Savoir évaluer des grands nombres, calculer une proportion, comprendre un pourcentage, convertir une monnaie ou simplement, effectuer des opérations arithmétiques simples sans l'aide d'un smartphone ou d'une calculatrice sont des compétences indispensables au quotidien. Pourtant, l'innumérisme gagne du terrain.

L’innumérisme, ce fléau

On dit souvent : « Nul besoin de s’y connaître en mécanique, l’essentiel est d’avoir un bon garagiste ! » En maths, c’est totalement différent, contrairement à ce que semble penser Luc Ferry, ancien ministre de l’Éducation nationale, lorsqu’il a affirmé récemment (sur la matinale de LCI le 15 février dernier) : « Dans la vie quotidienne, les maths ne servent strictement à rien. Comme 90 % des Français, je n’ai jamais utilisé, même pas trente secondes, ce que j’ai appris en maths tout au long de ma scolarité. »
Il estime en quelque sorte qu’il suffit d’avoir de bons mathématiciens et que le reste de la société peut se contenter d’un savoir indigent dans ce domaine. Les calculettes et autres moyens modernes suppléeront à cette déficience.
C’est totalement faux : savoir calculer, c’est nécessaire dans la vie courante, c’est une opportunité pour obtenir un grand nombre d’emplois et même pour accomplir son devoir de citoyen.
L’innumérisme est au calcul ce que l’illettrisme est à la lecture. En France, il est en hausse et on estime environ que 10 % de la population en souffre. Contrairement à l’illettrisme, il existe même dans les classes aisées, et on estime à 70 % la part des adultes qui sont mal à l’aise pour effectuer des calculs simples. Le rapport Villani–Torossian (voir Tangente 181) est une bouffée d’air : espérons qu’il sera suivi d’effets, c’est urgent !

Un bon citoyen doit savoir compter


On oublie souvent que savoir compter est indispensable pour former un citoyen. Combien de politiques, dans leurs discours électoraux, combien de journalistes, dans leurs éditoriaux, appuient leurs raisonnements sur des données économiques, sur des pourcentages ? Comment se former un jugement objectif lorsqu’on ne se rend pas compte de ce qu’ils représentent ?
Ces discours manient en particulier des grands nombres.

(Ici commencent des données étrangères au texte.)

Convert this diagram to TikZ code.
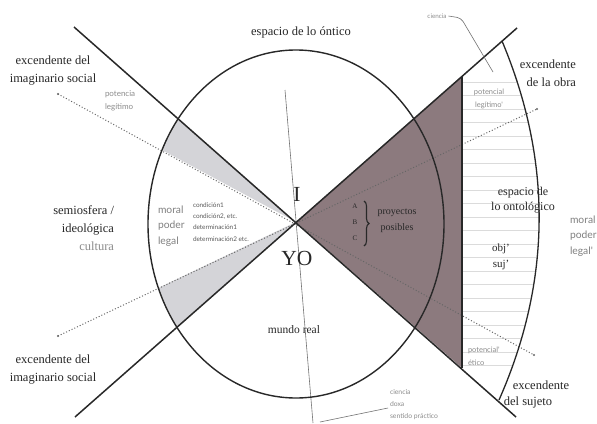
\documentclass[tikz,border=0pt]{standalone}
\usepackage{fontspec}
\setmainfont{Liberation Serif}
\newfontfamily\lsans{Lato}
\usetikzlibrary{decorations.pathreplacing}
\definecolor{mauve}{RGB}{140,122,126}
\definecolor{wedge}{RGB}{212,212,216}
\definecolor{ink}{RGB}{40,40,40}
\begin{document}
\begin{tikzpicture}[x=1pt,y=-1pt,
  every node/.style={inner sep=0pt,outer sep=0pt},
  big/.style={font=\fontsize{12.5}{18}\selectfont,text=ink,align=center},
  mid/.style={font=\fontsize{10}{16}\selectfont,text=ink,align=center},
  huge/.style={font=\fontsize{21.5}{22}\selectfont,text=ink},
  gsans/.style={font=\lsans\fontsize{10.3}{15.5}\selectfont,text=black!50,align=left},
  tiny/.style={font=\lsans\fontsize{6.4}{11.3}\selectfont,text=black!65,align=left},
  small/.style={font=\lsans\fontsize{7.5}{13}\selectfont,text=black!45,align=left},
  mainline/.style={draw=ink,line width=1.5pt},
  dotline/.style={draw=black!60,line width=1pt,dash pattern=on 1pt off 2pt},
  thin/.style={draw=black!55,line width=0.6pt},
  hatch/.style={draw=black!14,line width=0.7pt}
]
\useasboundingbox (0,0) rectangle (597,423);
\fill[white] (0,0) rectangle (597,423);
% key points
\coordinate (O) at (296,222);
\coordinate (L1a) at (74,27);
\coordinate (L1b) at (516,417);
\coordinate (L2a) at (75,417);
\coordinate (L2b) at (517,28);
\coordinate (D1a) at (58,94);
\coordinate (D1b) at (534,355);
\coordinate (D2a) at (58,336);
\coordinate (D2b) at (537,109);
\coordinate (Vt) at (462,76);
\coordinate (Vb) at (462,368);
\coordinate (At) at (502,41);
\coordinate (Ab) at (499,400);
\coordinate (Tt) at (285,90);
\coordinate (Tb) at (313,423);
% dark triangle
\fill[mauve] (O) -- (Vt) -- (Vb) -- cycle;
% light wedges clipped by ellipse
\begin{scope}
\clip (296,224) ellipse [x radius=148, y radius=174];
\fill[wedge] (O) -- (L1a) -- (D1a) -- cycle;
\fill[wedge] (O) -- (L2a) -- (D2a) -- cycle;
\end{scope}
% hatching
\begin{scope}
\clip (Vt) -- (At) .. controls (552,160) and (552,280) .. (Ab) -- (Vb) -- cycle;
\foreach \y in {82,95.5,...,370} \draw[hatch] (460,\y) -- (560,\y);
\end{scope}
% thin lines
\draw[thin] (Tt) -- (Tb);
% dotted lines
\draw[dotline] (D1a) -- (D1b);
\draw[dotline] (D2a) -- (D2b);
\foreach \p in {D1a,D1b,D2a,D2b} \fill[black!60] (\p) circle (1.1);
% ellipse
\draw[ink,line width=1.4pt] (296,224) ellipse [x radius=148, y radius=174];
% X lines
\draw[mainline] (L1a) -- (L1b);
\draw[mainline] (L2a) -- (L2b);
% vertical and right arc
\draw[mainline,line width=1.4pt] (Vt) -- (Vb);
\draw[ink,line width=1.3pt] (At) .. controls (552,160) and (552,280) .. (Ab);
% brace
\draw[ink,line width=1.1pt,decorate,decoration={brace,amplitude=5pt}] (364,201) -- (364,246);

% texts
\node[big] (onti) at (301,32) {espacio de lo óntico};
\node[big] (exis1) at (53,71) {excendente del\\imaginario social};
\node[big] (exis2) at (53,370) {excendente del\\imaginario social};
\node[big,align=right,anchor=east] (semio) at (114,228) {semiosfera /\\ideológica\\\textcolor{black!45}{cultura}};
\node[gsans,anchor=west] (mpl) at (158,226) {moral\\poder\\legal};
\node[tiny,anchor=west] (cond) at (193,222) {condición1\\condición2, etc.\\determinación1\\determinación2 etc.};
\node[huge] (I) at (297,194) {I};
\node[huge] (YO) at (297,258) {YO};
\node[font=\fontsize{7}{8}\selectfont,text=ink] (A) at (355,206) {A};
\node[font=\fontsize{7}{8}\selectfont,text=ink] (B) at (355,222) {B};
\node[font=\fontsize{7}{8}\selectfont,text=ink] (C) at (355,238) {C};
\node[mid] (proy) at (397,221) {proyectos\\posibles};
\node[big,font=\fontsize{12}{15}\selectfont] (onto) at (523,200) {espacio de\\lo ontológico};
\node[mid,font=\fontsize{11}{16}\selectfont] (objsuj) at (501,257) {obj'\\suj'};
\node[small,align=center] (potl) at (489,99) {potencial\\legítimo'};
\node[small,anchor=west] (pote) at (468,356) {potencial'\\ético};
\node[small,font=\lsans\fontsize{8}{13}\selectfont,anchor=west] (potul) at (105,101) {potencia\\legítimo};
\node[big,align=right,anchor=east] (exobra) at (576,73) {excendente\\de la obra};
\node[big] (exsuj1) at (541,385) {excendente};
\node[big] (exsuj2) at (528,402) {del sujeto};
\node[big,font=\fontsize{11.5}{14}\selectfont] (mundo) at (294,330) {mundo real};
\node[gsans,anchor=west] (mplr) at (570,236) {moral\\poder\\legal'};
\node[small,font=\lsans\fontsize{6.3}{8}\selectfont] (cien) at (437,16) {ciencia};
\node[small,font=\lsans\fontsize{6.8}{12}\selectfont,anchor=west] (cds) at (390,405) {ciencia\\doxa\\sentido práctico};
% leader lines
\coordinate (c1) at (461,18);
\coordinate (c2) at (493,72);
\draw[thin,rounded corners=4pt] (cien.east) ++(2,0) -- (c1) -- (c2);
\coordinate (b1) at (320,422);
\coordinate (b2) at (388,408);
\draw[thin] (b1) -- (b2);
\end{tikzpicture}
\end{document}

Lorsqu’on annonce que le déficit de la sécurité sociale s’établissait à 5,1 milliards d’euros en 2017, que la dette de la France à 2 255 milliards d’euros au premier trimestre 2018… comment estimer ces nombres (les journalistes diraient « ces chiffres ») si l’on ne les rapporte pas rapidement à la population française ? Un milliard pour la France correspond ainsi à peu près à 15 € par Français.
Ne pas savoir compter, c’est pouvoir se faire berner par un discours bien rodé. Pire, ça conduit parfois, au contraire, au rejet de tout raisonnement construit et à la fascination de discours populistes souvent creux.
Référence : Questions de maths utiles. Hervé Lehning, J’ai lu, 2013.

Le calcul dans la vie professionnelle


Les bonnes brochures à destination des bacheliers sont claires : de nombreuses professions nécessitent un bon bagage mathématique. Ce que l’on oublie parfois, c’est qu’un grand nombre d’autres métiers, paraissant a priori loin des maths, nécessitent de savoir manier le calcul. Cet usage peut être direct, comme dans de nombreux postes de secrétariat, de comptabilité. Dans d’autres domaines, son rôle sert à étayer la pratique et à en voir ses limites. Un médecin par exemple jugera mieux de la fiabilité d’un médicament, d’un test, d’un vaccin s’il a des notions de statistiques et de ses paradoxes (voir Mathématiques et Médecine, Bibliothèque Tangente 58).
Nos voisins britanniques se sont penchés plus que nous sur l’importance de savoir calculer pour leur économie et ont estimé à plusieurs milliards de livres l’impact négatif sur leur PIB de carences en ce domaine. Combien de mauvaises prises de décision proviennent d’estimations ou d’approximations erronées et conduisent à des pertes importantes pour les entreprises ! Les calculatrices, les logiciels sont évidemment des supports essentiels, mais seule une estimation rapide du résultat attendu, des ordres de grandeur en jeu permet de détecter une erreur d’entrée de données ou un mauvais maniement de la machine.